** BEGIN Data excerpts **

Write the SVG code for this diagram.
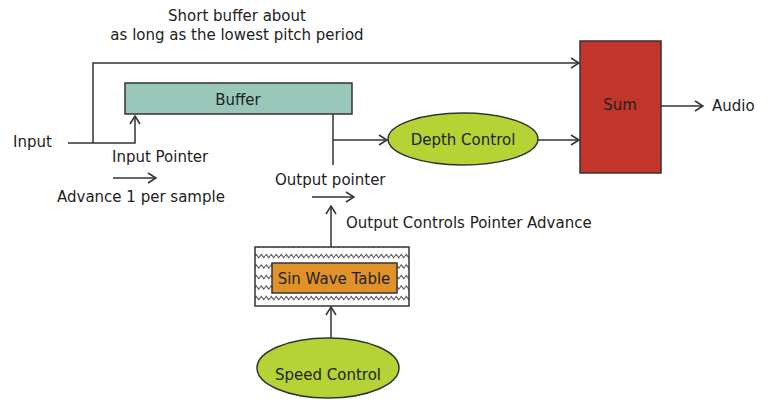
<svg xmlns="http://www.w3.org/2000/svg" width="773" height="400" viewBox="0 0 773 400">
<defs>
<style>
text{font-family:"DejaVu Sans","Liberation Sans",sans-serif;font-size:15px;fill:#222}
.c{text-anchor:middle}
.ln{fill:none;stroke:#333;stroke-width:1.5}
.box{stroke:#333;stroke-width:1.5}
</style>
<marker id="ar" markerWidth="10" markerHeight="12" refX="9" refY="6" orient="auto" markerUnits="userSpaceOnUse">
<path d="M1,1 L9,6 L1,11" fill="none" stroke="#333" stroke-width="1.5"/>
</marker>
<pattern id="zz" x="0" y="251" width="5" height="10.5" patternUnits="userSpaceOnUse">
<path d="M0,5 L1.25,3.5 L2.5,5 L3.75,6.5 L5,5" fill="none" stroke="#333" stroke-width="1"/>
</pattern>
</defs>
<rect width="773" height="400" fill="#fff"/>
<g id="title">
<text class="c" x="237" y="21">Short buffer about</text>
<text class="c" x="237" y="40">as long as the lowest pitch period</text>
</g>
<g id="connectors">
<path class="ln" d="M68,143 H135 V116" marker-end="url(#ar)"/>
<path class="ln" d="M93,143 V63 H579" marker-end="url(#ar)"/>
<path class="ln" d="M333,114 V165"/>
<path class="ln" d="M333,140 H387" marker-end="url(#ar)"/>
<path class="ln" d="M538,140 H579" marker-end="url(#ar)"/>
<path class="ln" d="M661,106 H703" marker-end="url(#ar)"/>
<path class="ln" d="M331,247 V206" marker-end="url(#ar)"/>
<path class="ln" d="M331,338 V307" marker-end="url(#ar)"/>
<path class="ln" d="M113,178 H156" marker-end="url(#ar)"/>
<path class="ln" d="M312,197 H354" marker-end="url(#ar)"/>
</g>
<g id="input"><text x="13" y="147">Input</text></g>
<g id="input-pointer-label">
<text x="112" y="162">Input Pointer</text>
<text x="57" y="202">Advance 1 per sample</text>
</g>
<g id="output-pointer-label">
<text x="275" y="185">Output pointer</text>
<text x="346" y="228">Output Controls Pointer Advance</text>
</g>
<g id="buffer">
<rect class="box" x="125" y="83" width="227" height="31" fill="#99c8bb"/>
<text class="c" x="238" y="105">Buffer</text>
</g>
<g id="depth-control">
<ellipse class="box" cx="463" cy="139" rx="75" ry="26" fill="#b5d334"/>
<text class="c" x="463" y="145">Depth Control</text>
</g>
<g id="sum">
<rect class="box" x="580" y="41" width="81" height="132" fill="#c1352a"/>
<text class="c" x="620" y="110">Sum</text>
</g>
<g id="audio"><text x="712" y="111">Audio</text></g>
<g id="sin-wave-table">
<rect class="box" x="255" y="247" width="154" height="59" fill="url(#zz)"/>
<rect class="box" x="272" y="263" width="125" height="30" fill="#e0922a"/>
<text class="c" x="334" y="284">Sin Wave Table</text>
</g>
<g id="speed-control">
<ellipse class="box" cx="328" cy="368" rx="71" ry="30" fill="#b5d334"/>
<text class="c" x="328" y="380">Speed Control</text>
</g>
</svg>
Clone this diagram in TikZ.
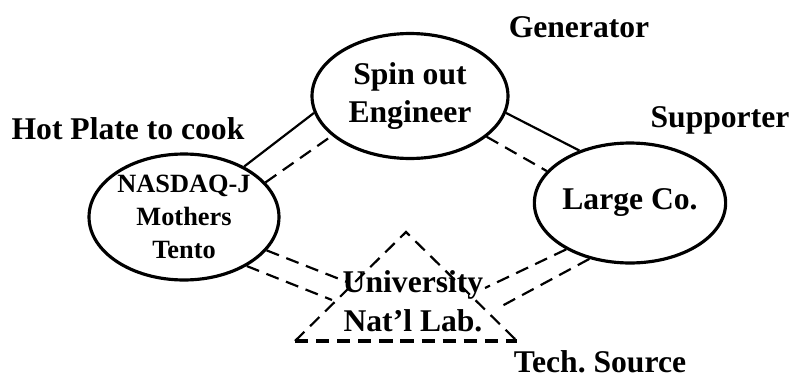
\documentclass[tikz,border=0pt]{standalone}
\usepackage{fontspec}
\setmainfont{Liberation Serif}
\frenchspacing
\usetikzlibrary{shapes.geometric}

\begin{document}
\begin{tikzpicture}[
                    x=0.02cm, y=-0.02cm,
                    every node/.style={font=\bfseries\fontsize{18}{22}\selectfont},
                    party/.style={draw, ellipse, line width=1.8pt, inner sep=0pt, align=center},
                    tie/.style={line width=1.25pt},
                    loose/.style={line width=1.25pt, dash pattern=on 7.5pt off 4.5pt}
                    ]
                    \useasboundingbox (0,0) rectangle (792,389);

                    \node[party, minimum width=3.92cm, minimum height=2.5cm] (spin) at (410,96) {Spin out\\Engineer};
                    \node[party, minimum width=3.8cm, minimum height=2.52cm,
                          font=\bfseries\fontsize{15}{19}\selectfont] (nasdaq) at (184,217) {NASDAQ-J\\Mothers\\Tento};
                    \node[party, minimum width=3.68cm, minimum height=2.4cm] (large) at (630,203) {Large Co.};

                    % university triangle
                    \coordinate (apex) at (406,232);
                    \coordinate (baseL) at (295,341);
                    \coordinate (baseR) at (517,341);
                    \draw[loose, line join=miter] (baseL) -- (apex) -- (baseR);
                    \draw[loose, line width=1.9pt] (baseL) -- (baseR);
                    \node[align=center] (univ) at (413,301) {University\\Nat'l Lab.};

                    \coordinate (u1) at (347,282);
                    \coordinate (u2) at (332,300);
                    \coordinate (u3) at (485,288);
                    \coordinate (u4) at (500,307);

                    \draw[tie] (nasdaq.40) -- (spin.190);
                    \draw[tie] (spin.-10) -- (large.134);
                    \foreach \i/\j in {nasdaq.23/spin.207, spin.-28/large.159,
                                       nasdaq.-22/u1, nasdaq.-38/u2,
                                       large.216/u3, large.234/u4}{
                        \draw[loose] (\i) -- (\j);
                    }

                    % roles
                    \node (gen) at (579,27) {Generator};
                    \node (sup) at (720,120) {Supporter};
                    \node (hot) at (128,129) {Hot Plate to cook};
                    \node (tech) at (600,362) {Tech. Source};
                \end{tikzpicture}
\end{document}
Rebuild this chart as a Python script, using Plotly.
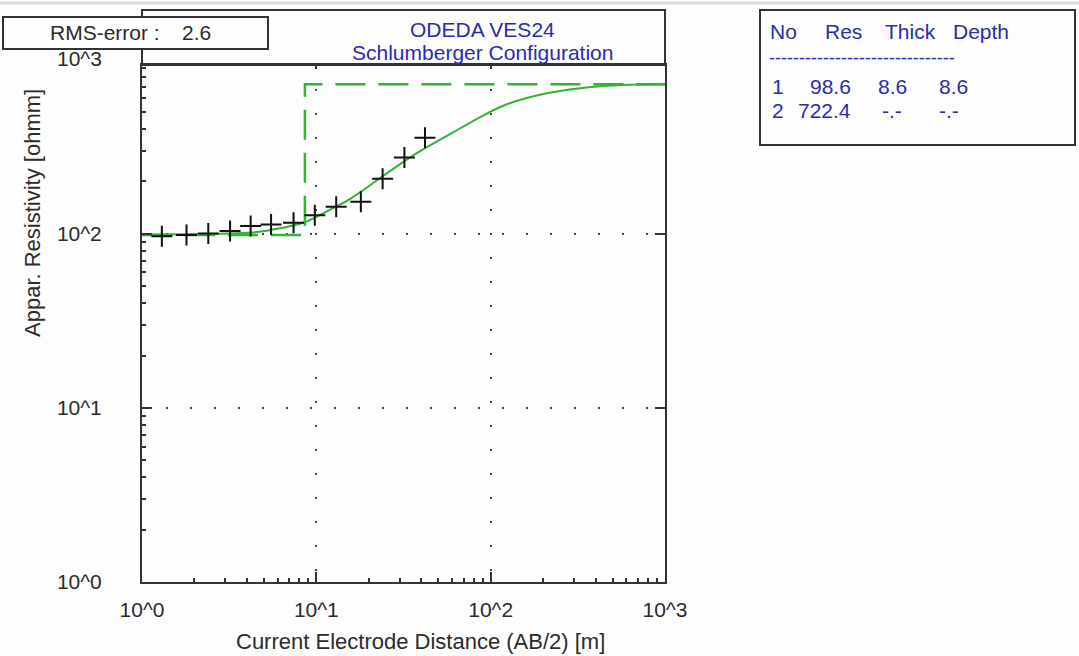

** END Data excerpts **

_Required task_
Copy the entries above faithfully and omit every image.

_Answer in full_
Write the SVG code for this diagram.
<svg xmlns="http://www.w3.org/2000/svg" width="773" height="400" viewBox="0 0 773 400">
<defs>
<style>
text{font-family:"DejaVu Sans","Liberation Sans",sans-serif;font-size:15px;fill:#222}
.c{text-anchor:middle}
.ln{fill:none;stroke:#333;stroke-width:1.5}
.box{stroke:#333;stroke-width:1.5}
</style>
<marker id="ar" markerWidth="10" markerHeight="12" refX="9" refY="6" orient="auto" markerUnits="userSpaceOnUse">
<path d="M1,1 L9,6 L1,11" fill="none" stroke="#333" stroke-width="1.5"/>
</marker>
<pattern id="zz" x="0" y="251" width="5" height="10.5" patternUnits="userSpaceOnUse">
<path d="M0,5 L1.25,3.5 L2.5,5 L3.75,6.5 L5,5" fill="none" stroke="#333" stroke-width="1"/>
</pattern>
</defs>
<rect width="773" height="400" fill="#fff"/>
<g id="title">
<text class="c" x="237" y="21">Short buffer about</text>
<text class="c" x="237" y="40">as long as the lowest pitch period</text>
</g>
<g id="connectors">
<path class="ln" d="M68,143 H135 V116" marker-end="url(#ar)"/>
<path class="ln" d="M93,143 V63 H579" marker-end="url(#ar)"/>
<path class="ln" d="M333,114 V165"/>
<path class="ln" d="M333,140 H387" marker-end="url(#ar)"/>
<path class="ln" d="M538,140 H579" marker-end="url(#ar)"/>
<path class="ln" d="M661,106 H703" marker-end="url(#ar)"/>
<path class="ln" d="M331,247 V206" marker-end="url(#ar)"/>
<path class="ln" d="M331,338 V307" marker-end="url(#ar)"/>
<path class="ln" d="M113,178 H156" marker-end="url(#ar)"/>
<path class="ln" d="M312,197 H354" marker-end="url(#ar)"/>
</g>
<g id="input"><text x="13" y="147">Input</text></g>
<g id="input-pointer-label">
<text x="112" y="162">Input Pointer</text>
<text x="57" y="202">Advance 1 per sample</text>
</g>
<g id="output-pointer-label">
<text x="275" y="185">Output pointer</text>
<text x="346" y="228">Output Controls Pointer Advance</text>
</g>
<g id="buffer">
<rect class="box" x="125" y="83" width="227" height="31" fill="#99c8bb"/>
<text class="c" x="238" y="105">Buffer</text>
</g>
<g id="depth-control">
<ellipse class="box" cx="463" cy="139" rx="75" ry="26" fill="#b5d334"/>
<text class="c" x="463" y="145">Depth Control</text>
</g>
<g id="sum">
<rect class="box" x="580" y="41" width="81" height="132" fill="#c1352a"/>
<text class="c" x="620" y="110">Sum</text>
</g>
<g id="audio"><text x="712" y="111">Audio</text></g>
<g id="sin-wave-table">
<rect class="box" x="255" y="247" width="154" height="59" fill="url(#zz)"/>
<rect class="box" x="272" y="263" width="125" height="30" fill="#e0922a"/>
<text class="c" x="334" y="284">Sin Wave Table</text>
</g>
<g id="speed-control">
<ellipse class="box" cx="328" cy="368" rx="71" ry="30" fill="#b5d334"/>
<text class="c" x="328" y="380">Speed Control</text>
</g>
</svg>
Clone this diagram in TikZ.
\documentclass[tikz,border=0pt]{standalone}
\usepackage{fontspec}
\setmainfont{Liberation Serif}
\frenchspacing
\usetikzlibrary{shapes.geometric}

\begin{document}
\begin{tikzpicture}[
                    x=0.02cm, y=-0.02cm,
                    every node/.style={font=\bfseries\fontsize{18}{22}\selectfont},
                    party/.style={draw, ellipse, line width=1.8pt, inner sep=0pt, align=center},
                    tie/.style={line width=1.25pt},
                    loose/.style={line width=1.25pt, dash pattern=on 7.5pt off 4.5pt}
                    ]
                    \useasboundingbox (0,0) rectangle (792,389);

                    \node[party, minimum width=3.92cm, minimum height=2.5cm] (spin) at (410,96) {Spin out\\Engineer};
                    \node[party, minimum width=3.8cm, minimum height=2.52cm,
                          font=\bfseries\fontsize{15}{19}\selectfont] (nasdaq) at (184,217) {NASDAQ-J\\Mothers\\Tento};
                    \node[party, minimum width=3.68cm, minimum height=2.4cm] (large) at (630,203) {Large Co.};

                    % university triangle
                    \coordinate (apex) at (406,232);
                    \coordinate (baseL) at (295,341);
                    \coordinate (baseR) at (517,341);
                    \draw[loose, line join=miter] (baseL) -- (apex) -- (baseR);
                    \draw[loose, line width=1.9pt] (baseL) -- (baseR);
                    \node[align=center] (univ) at (413,301) {University\\Nat'l Lab.};

                    \coordinate (u1) at (347,282);
                    \coordinate (u2) at (332,300);
                    \coordinate (u3) at (485,288);
                    \coordinate (u4) at (500,307);

                    \draw[tie] (nasdaq.40) -- (spin.190);
                    \draw[tie] (spin.-10) -- (large.134);
                    \foreach \i/\j in {nasdaq.23/spin.207, spin.-28/large.159,
                                       nasdaq.-22/u1, nasdaq.-38/u2,
                                       large.216/u3, large.234/u4}{
                        \draw[loose] (\i) -- (\j);
                    }

                    % roles
                    \node (gen) at (579,27) {Generator};
                    \node (sup) at (720,120) {Supporter};
                    \node (hot) at (128,129) {Hot Plate to cook};
                    \node (tech) at (600,362) {Tech. Source};
                \end{tikzpicture}
\end{document}
Rebuild this chart as a Python script, using Plotly.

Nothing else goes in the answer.